Beatrix von Storch, AfD

Beatrix von Storch, Alternative für Deutschland. Image: Beatrix von Storch. There is an interview in English with Beatrix von Storch on Figures of Speech here.

Beatrix von Storch, a prominent member of the Federal Parliament for the Alternative für Deutschland party (AfD), really took offence. She responded that evening from her Twitter account:

What the hell is going on in this country? Why is an official police page tweeting in Arabic? Do you think you are going to pacify the barbaric, muslim, gang-raping hordes of men?

To be completely fair, the Cologne police also sent their creepy good wishes in English and French – a fact which actually raises more questions than it answers. The angry mobs of Italians, Spanish etc. etc., feeling hurt and upset from being left out of this seasonal law-and-order bonhomie may be taking to the streets already.

Twitter blocked von Storch for 12 hours and deleted her tweet. She responded by reporting the event on her Facebook page, which was also blocked a few hours later. She added a form of words that specified which Muslims she meant: the ones who made the establishment of safe spaces for women necessary. At the time of writing, the account seems to have been restored.

Alice Weidel, AfD

Alice Weidel, Alternative für Deutschland. Image: Alice Weidel. We wrote about her here.

Von Storch's AfD colleague, Alice Weidel, tweeted her support. That tweet was also expunged by Twitter on 1 January.

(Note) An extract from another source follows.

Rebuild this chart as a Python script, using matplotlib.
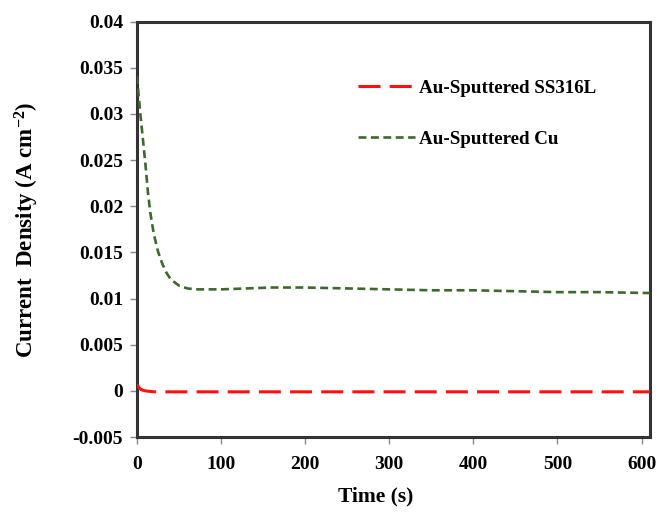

The implementation of the Network Implementation Law is still a bit patchy, it seems. Twitter's hair trigger is hairier than Facebook's, but both go off sooner or later. The bad news is that even politically friendly media outlets are being very careful not to reproduce Beatrix von Storch's Twitter address. Which in itself is evidence enough for the chilling effect of the New Censorship in Germany

The bad news, too, is that the hair trigger of the Cologne police is just as hairy as Twitter's. It announced on 1 January that it is taking legal action against her for Volksverhetzung, 'incitement to hatred'. This move also has the effect of shutting down all public commentary on these events. Metternich, Prussia, Hitler, DDR – how much more must Germany take?